If the apes story even slightly resembles your organisation then don't despair. Help is at hand.
We all know that achieving cultural change can be difficult, slow to implement and hard to sustain. But let's not overly complicate it or indeed be overwhelmed by the task. Productive cultural change has been accomplished by organisations for centuries and is occurring today in numerous workplaces of varying size and type.
It's as simple as ABC.
A = Assessment
B = Belief
C = Consolidation
A = Assessment
Use the following checklist to assess your organisation's readiness for change:
- Do we have top management commitment to the need for change?
- Do we really have top management commitment to the need for change?
- Are we absolutely positively certain that we have top management commitment to the need for change?
- Are we prepared to rigorously apply a combination of relevant tools and techniques to assess the current situation? Tools such as:
- SWOT analysis
- Climate of morale survey
- Force field analysis (to identify the behaviours we need to cultivate and the behaviours we need to leave behind)
- Critical success factor identification
- Are we prepared to do what it takes to identify, address, support, coach and even remove if necessary, people in denial, contentment or who are likely to resist the change?
NB - Do not proceed any further unless all boxes in the checklist are ticked!
B - Belief
Again use the following checklist to determine whether enough people in the organisation believe in a possible future which is considerably and measurably better than what currently exists.

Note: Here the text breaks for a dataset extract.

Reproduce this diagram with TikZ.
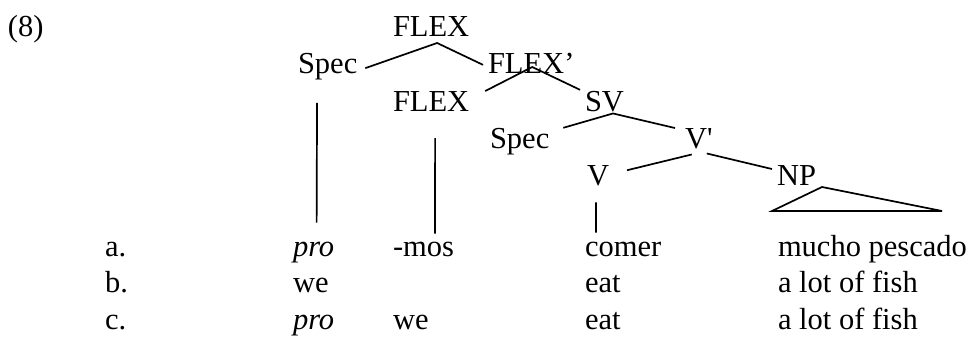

- Do we have a compelling vision of the future we wish to create?
- Do top management and enough other people in the organisation believe this?
- Have all people in the organisation had the opportunity to contribute to this vision?
- Do we have a plan to achieve the vision?
- Does everybody in the organisation understand their role and their unique contribution to achieving the plan?
- Is everybody in Leadership and Management positions in the organisation prepared to commit to being a role model at all times, by modelling the behaviours we need to cultivate and dropping the behaviours we need to leave behind?
- Are we prepared to recognise, reinforce, support and reward people for their positive contributions to the change process?
- Do we understand that the change process follows a U-curve shape and that when we confront obstacles to change, we have the resilience and steadfastness to persevere to achieve our vision?
- Do we understand the principles of ‘The Power of Now" and are we prepared to act with ‘already there-ness' to hasten the change process?
- Do we have appropriate tools to make our plans work?
NB again - Do not proceed any further unless all boxes in the checklist are ticked!
C - Consolidation
Finally use the following checklist to ensure the changed culture is consolidated and has become part of ‘the way we do things around here'.
- Has our Performance Management System been brought into play to ensure all people have goals, actions and measures which reflect their unique contribution to achieving the change?
- Is the recognition and reward system continuing to reinforce the desired behaviours and outcomes?
- Do we have a leadership model which specifies the competencies required to operate in our new culture?
- Do we provide appropriate development opportunities for all our people including training, coaching and monitoring?
- Do we continue to measure and monitor our culture to ensure we are staying on track?
Sustainable change is possible but is not assured in many workplaces unless all of the above points have been addressed.
If you are daunted by the list you can take heart in the fact that there are success stories out there which reassure that the application of these points actually does produce desired results.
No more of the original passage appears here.